_INFORMATION SHOWN:_
§

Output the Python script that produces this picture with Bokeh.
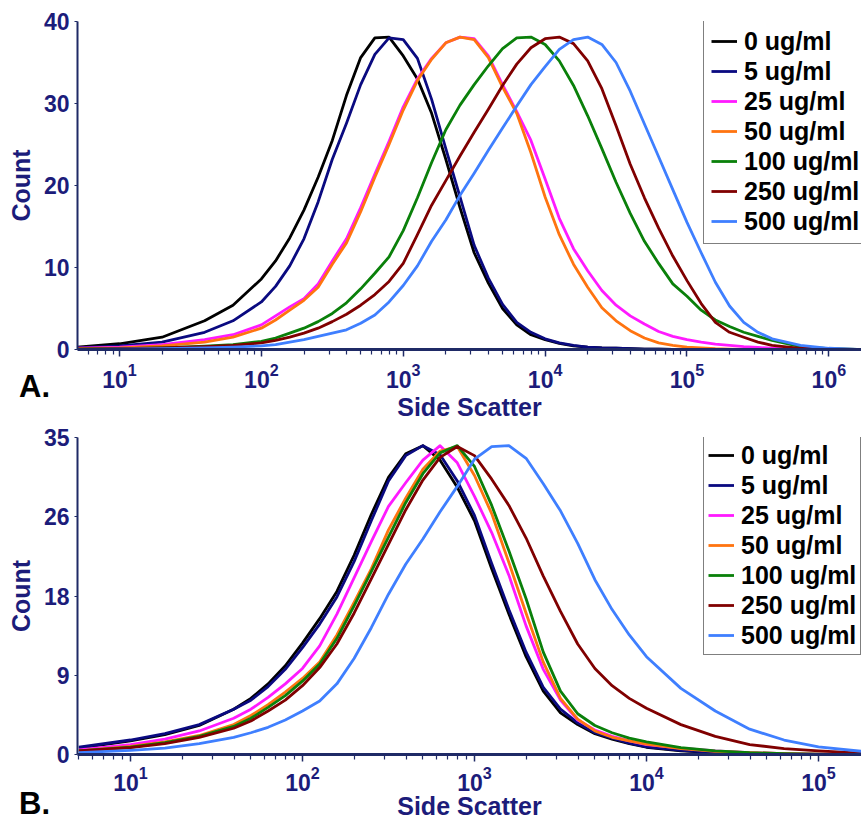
from bokeh.plotting import figure
from bokeh.models import (Range1d, FixedTicker, Legend, LegendItem, Div,
                          CustomJSTickFormatter)
from bokeh.layouts import column
from bokeh.embed import file_html
from bokeh.resources import INLINE

# ---------------- data ----------------
labels = ["0 ug/ml", "5 ug/ml", "25 ug/ml", "50 ug/ml",
          "100 ug/ml", "250 ug/ml", "500 ug/ml"]
colors = ["#000000", "#0a0a80", "#ff1aff", "#ff7410",
          "#0a800a", "#800000", "#3f7fff"]

A_log_x = [0.7, 1.0, 1.3, 1.6, 1.8,
           2.0, 2.1, 2.2, 2.3, 2.4, 2.5, 2.6, 2.7, 2.8, 2.9,
           3.0, 3.1, 3.2, 3.3, 3.4, 3.5, 3.6, 3.7, 3.8, 3.9,
           4.0, 4.1, 4.2, 4.3, 4.4, 4.5, 4.6, 4.7, 4.8, 4.9,
           5.0, 5.1, 5.2, 5.3, 5.4, 5.5, 5.6,
           5.8, 6.0, 6.2]
A_0 = [0.3, 0.7, 1.5, 3.5, 5.4,
       8.6, 10.8, 13.6, 17.0, 21.0, 25.5, 31.0, 35.6, 38.0, 38.1,
       35.8, 33.0, 28.8, 23.2, 17.3, 11.8, 8.1, 5.0, 3.0, 1.8,
       1.2, 0.75, 0.45, 0.3, 0.2, 0.15, 0.1, 0.05, 0.03, 0.0,
       0, 0, 0, 0, 0, 0, 0,
       0, 0, 0]
A_5 = [0.2, 0.45, 0.9, 2.1, 3.5,
       5.8, 7.7, 10.2, 13.5, 18.0, 23.2, 27.6, 32.3, 36.0, 38.0,
       37.8, 35.5, 30.5, 24.5, 18.6, 12.7, 8.7, 5.5, 3.3, 2.1,
       1.3, 0.8, 0.5, 0.3, 0.2, 0.15, 0.1, 0.05, 0.03, 0.0,
       0, 0, 0, 0, 0, 0, 0,
       0, 0, 0]
A_25 = [0.15, 0.3, 0.6, 1.2, 1.8,
        3.0, 4.1, 5.2, 6.2, 8.0, 10.8, 13.5, 17.3, 21.4, 25.4,
        29.6, 33.0, 35.5, 37.4, 38.1, 37.9, 35.8, 32.3, 29.0, 25.5,
        20.8, 16.0, 12.3, 9.6, 7.2, 5.4, 4.1, 3.1, 2.2, 1.6,
        1.2, 0.9, 0.65, 0.5, 0.35, 0.25, 0.15,
        0.05, 0, 0]
A_50 = [0.1, 0.2, 0.45, 0.9, 1.5,
        2.6, 3.6, 4.8, 6.0, 7.6, 10.4, 13.0, 16.8, 21.0, 25.0,
        29.2, 32.8, 35.4, 37.4, 38.1, 37.8, 35.6, 32.0, 28.8, 24.0,
        18.6, 14.0, 10.4, 7.6, 5.1, 3.5, 2.3, 1.4, 0.8, 0.5,
        0.3, 0.2, 0.1, 0.05, 0, 0, 0,
        0, 0, 0]
A_100 = [0.05, 0.1, 0.2, 0.4, 0.6,
         1.0, 1.4, 2.0, 2.6, 3.4, 4.4, 5.7, 7.4, 9.3, 11.3,
         14.5, 18.5, 22.8, 26.8, 29.8, 32.3, 34.6, 36.7, 38.0, 38.1,
         37.2, 35.2, 32.2, 28.5, 24.5, 20.4, 16.6, 13.2, 10.5, 8.0,
         6.5, 4.8, 3.6, 2.8, 2.1, 1.6, 1.1,
         0.35, 0.1, 0]
A_250 = [0.05, 0.1, 0.2, 0.35, 0.5,
         0.8, 1.1, 1.5, 2.0, 2.6, 3.4, 4.3, 5.4, 6.7, 8.3,
         10.5, 14.0, 17.6, 20.6, 23.6, 26.5, 29.3, 32.2, 34.8, 36.8,
         37.9, 38.1, 37.3, 35.2, 31.8, 27.3, 22.6, 18.5, 14.8, 11.4,
         8.4, 5.6, 3.3, 2.1, 1.5, 0.9, 0.5,
         0.15, 0.05, 0]
A_500 = [0.02, 0.05, 0.1, 0.2, 0.3,
         0.45, 0.6, 0.9, 1.2, 1.6, 2.0, 2.4, 3.2, 4.2, 5.8,
         7.8, 10.2, 13.2, 15.8, 18.8, 21.5, 24.3, 27.0, 29.7, 32.3,
         34.5, 36.6, 37.8, 38.1, 37.2, 35.0, 31.5, 27.5, 23.5, 19.5,
         15.5, 11.8, 8.2, 5.3, 3.3, 2.1, 1.3,
         0.5, 0.15, 0]

B_log_x = [0.7, 1.0, 1.2, 1.4,
           1.6, 1.7, 1.8, 1.9,
           2.0, 2.1, 2.2, 2.3, 2.4, 2.5, 2.6, 2.7, 2.8, 2.9,
           3.0, 3.1, 3.2, 3.3, 3.4, 3.5, 3.6, 3.7, 3.8, 3.9,
           4.0, 4.2, 4.4, 4.6, 4.8,
           5.0, 5.25]
B_0 = [0.7, 1.5, 2.2, 3.2,
       5.0, 6.2, 7.8, 9.8,
       12.3, 15.0, 18.0, 22.0, 26.5, 30.6, 33.2, 34.1, 32.5, 29.5,
       25.8, 20.5, 15.5, 10.8, 7.0, 4.6, 3.3, 2.3, 1.7, 1.2,
       0.8, 0.4, 0.2, 0.1, 0.05,
       0, 0]
B_5 = [0.8, 1.6, 2.3, 3.3,
       5.0, 6.0, 7.5, 9.4,
       11.8, 14.4, 17.4, 21.3, 25.8, 30.2, 33.0, 34.1, 33.1, 30.2,
       26.4, 21.1, 16.0, 11.3, 7.4, 5.0, 3.5, 2.4, 1.8, 1.25,
       0.85, 0.45, 0.2, 0.1, 0.05,
       0, 0]
B_25 = [0.5, 1.1, 1.7, 2.6,
        4.0, 5.0, 6.3, 7.8,
        9.5, 12.0, 15.5, 19.5, 23.5, 27.4, 30.0, 32.5, 34.1, 32.2,
        28.5, 24.5, 19.8, 14.2, 9.4, 6.0, 3.8, 2.7, 2.0, 1.5,
        1.1, 0.7, 0.4, 0.2, 0.1,
        0.05, 0]
B_50 = [0.4, 0.9, 1.4, 2.1,
        3.3, 4.3, 5.5, 6.9,
        8.4, 10.2, 13.2, 16.8, 20.5, 24.8, 28.3, 31.5, 33.5, 34.0,
        30.8, 26.6, 21.2, 15.6, 10.2, 6.2, 3.9, 2.6, 1.9, 1.5,
        1.15, 0.65, 0.35, 0.2, 0.1,
        0.05, 0]
B_100 = [0.4, 0.8, 1.3, 2.0,
         3.1, 4.0, 5.2, 6.5,
         8.1, 10.0, 12.8, 16.4, 20.2, 24.0, 27.8, 31.0, 33.3, 34.1,
         31.8, 27.5, 22.5, 17.2, 11.3, 7.0, 4.5, 3.2, 2.4, 1.8,
         1.4, 0.75, 0.4, 0.2, 0.1,
         0.05, 0]
B_250 = [0.4, 0.75, 1.2, 1.9,
         2.9, 3.7, 4.8, 6.0,
         7.6, 9.6, 12.2, 15.6, 19.4, 23.2, 27.0, 30.3, 32.8, 34.0,
         33.0, 30.4, 27.5, 23.9, 19.7, 15.8, 12.2, 9.5, 7.6, 6.2,
         5.1, 3.3, 2.0, 1.1, 0.65,
         0.4, 0.15]
B_500 = [0.2, 0.45, 0.7, 1.2,
         1.9, 2.4, 3.0, 3.8,
         4.8, 5.9, 7.8, 10.6, 14.0, 17.7, 21.0, 23.8, 26.8, 29.6,
         32.6, 34.0, 34.1, 32.7, 29.9, 26.9, 23.3, 19.3, 16.0, 13.2,
         10.8, 7.3, 4.8, 2.8, 1.6,
         0.85, 0.35]

A_series = [A_0, A_5, A_25, A_50, A_100, A_250, A_500]
B_series = [B_0, B_5, B_25, B_50, B_100, B_250, B_500]

A_tick_exps = [1, 2, 3, 4, 5, 6]
B_tick_exps = [1, 2, 3, 4, 5]
A_y_ticks = [0, 10, 20, 30, 40]
B_y_ticks = [0, 8.75, 17.5, 26.25, 35]

FONT = "Liberation Sans"
NAVY = "#1c1c7a"
AXIS = "#1f2a66"
W = 861


def make_panel(log_x, series, x_lo, x_hi, y_hi, y_ticks, tick_exps,
               height, top, bottom, tick_standoff, xlab_standoff,
               legend_bottom, row_h, legend_pad):
    p = figure(width=W, height=height, x_axis_type="log",
               output_backend="svg", toolbar_location=None,
               x_range=Range1d(10 ** x_lo, 10 ** x_hi),
               y_range=Range1d(0, y_hi),
               min_border_left=77, min_border_right=0,
               min_border_top=top, min_border_bottom=bottom)
    p.outline_line_color = None
    p.xgrid.visible = False
    p.ygrid.visible = False

    xs = [10 ** v for v in log_x]
    items = []
    for lab, col, ys in zip(labels, colors, series):
        r = p.line(xs, ys, line_color=col, line_width=2.8, line_join="round")
        items.append(LegendItem(label=lab, renderers=[r]))

    minor = [m * 10.0 ** e for e in range(0, max(tick_exps) + 1) for m in range(2, 10)]
    p.xaxis.ticker = FixedTicker(ticks=[10.0 ** e for e in tick_exps], minor_ticks=minor)
    p.xaxis.axis_line_color = AXIS
    p.xaxis.axis_line_width = 3
    p.xaxis.major_tick_line_color = AXIS
    p.xaxis.major_tick_line_width = 1.5
    p.xaxis.minor_tick_line_color = AXIS
    p.xaxis.minor_tick_line_width = 1.2
    p.xaxis.major_tick_in = 0
    p.xaxis.major_tick_out = 7
    p.xaxis.minor_tick_in = 0
    p.xaxis.minor_tick_out = 5
    p.xaxis.major_label_standoff = tick_standoff
    p.xaxis.major_label_text_font = FONT
    p.xaxis.major_label_text_font_style = "bold"
    p.xaxis.major_label_text_font_size = "23px"
    p.xaxis.major_label_text_color = NAVY
    p.xaxis.axis_label = "Side Scatter"
    p.xaxis.axis_label_text_font = FONT
    p.xaxis.axis_label_text_font_style = "bold"
    p.xaxis.axis_label_text_font_size = "25px"
    p.xaxis.axis_label_text_color = NAVY
    p.xaxis.axis_label_standoff = xlab_standoff

    p.yaxis.ticker = FixedTicker(ticks=y_ticks)
    p.yaxis.formatter = CustomJSTickFormatter(code="return Math.round(tick).toString();")
    p.yaxis.axis_line_color = AXIS
    p.yaxis.axis_line_width = 2
    p.yaxis.major_tick_line_color = AXIS
    p.yaxis.major_tick_in = 0
    p.yaxis.major_tick_out = 3
    p.yaxis.minor_tick_line_color = None
    p.yaxis.major_label_standoff = 5
    p.yaxis.major_label_text_font = FONT
    p.yaxis.major_label_text_font_style = "bold"
    p.yaxis.major_label_text_font_size = "23px"
    p.yaxis.major_label_text_color = NAVY
    p.yaxis.axis_label = "Count"
    p.yaxis.axis_label_text_font = FONT
    p.yaxis.axis_label_text_font_style = "bold"
    p.yaxis.axis_label_text_font_size = "25px"
    p.yaxis.axis_label_text_color = NAVY
    p.yaxis.axis_label_standoff = 6

    legend = Legend(items=items, location=(626, legend_bottom))
    legend.label_text_font = FONT
    legend.label_text_font_style = "bold"
    legend.label_text_font_size = "25px"
    legend.label_text_color = "black"
    legend.label_height = row_h
    legend.glyph_height = row_h
    legend.glyph_width = 26
    legend.label_standoff = 7
    legend.spacing = 0
    legend.padding = legend_pad
    legend.margin = 0
    legend.border_line_color = "black"
    legend.border_line_width = 1.5
    legend.background_fill_color = "white"
    legend.background_fill_alpha = 1.0
    p.add_layout(legend)
    return p


pA = make_panel(A_log_x, A_series, 0.704, 6.23, 40, A_y_ticks, A_tick_exps,
                height=423, top=21, bottom=73, tick_standoff=6, xlab_standoff=2,
                legend_bottom=105, row_h=30, legend_pad=7)
pB = make_panel(B_log_x, B_series, 0.692, 5.25, 35, B_y_ticks, B_tick_exps,
                height=403, top=14, bottom=72, tick_standoff=4, xlab_standoff=-2,
                legend_bottom=99, row_h=30, legend_pad=4)


def panel_letter(text, top):
    return Div(text=text, width=40, height=34,
               styles={"position": "absolute", "left": "14px", "top": f"{top}px",
                       "font-family": FONT, "font-weight": "bold",
                       "font-size": "31px", "line-height": "31px",
                       "color": "black", "z-index": "10"})


layout = column(pA, pB, panel_letter("A.", 366), panel_letter("B.", 783), spacing=0)
open("out.html", "w").write(file_html(layout, INLINE))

§

_DESCRIPTION OF THE TASK:_ Return exactly what appears from the opening line of the material through the line with "from bokeh.resources import INLINE", apart from the pictures.

_RESULT FOR THIS EXERCISE:_
Output the Python script that produces this picture with Bokeh.
from bokeh.plotting import figure
from bokeh.models import (Range1d, FixedTicker, Legend, LegendItem, Div,
                          CustomJSTickFormatter)
from bokeh.layouts import column
from bokeh.embed import file_html
from bokeh.resources import INLINE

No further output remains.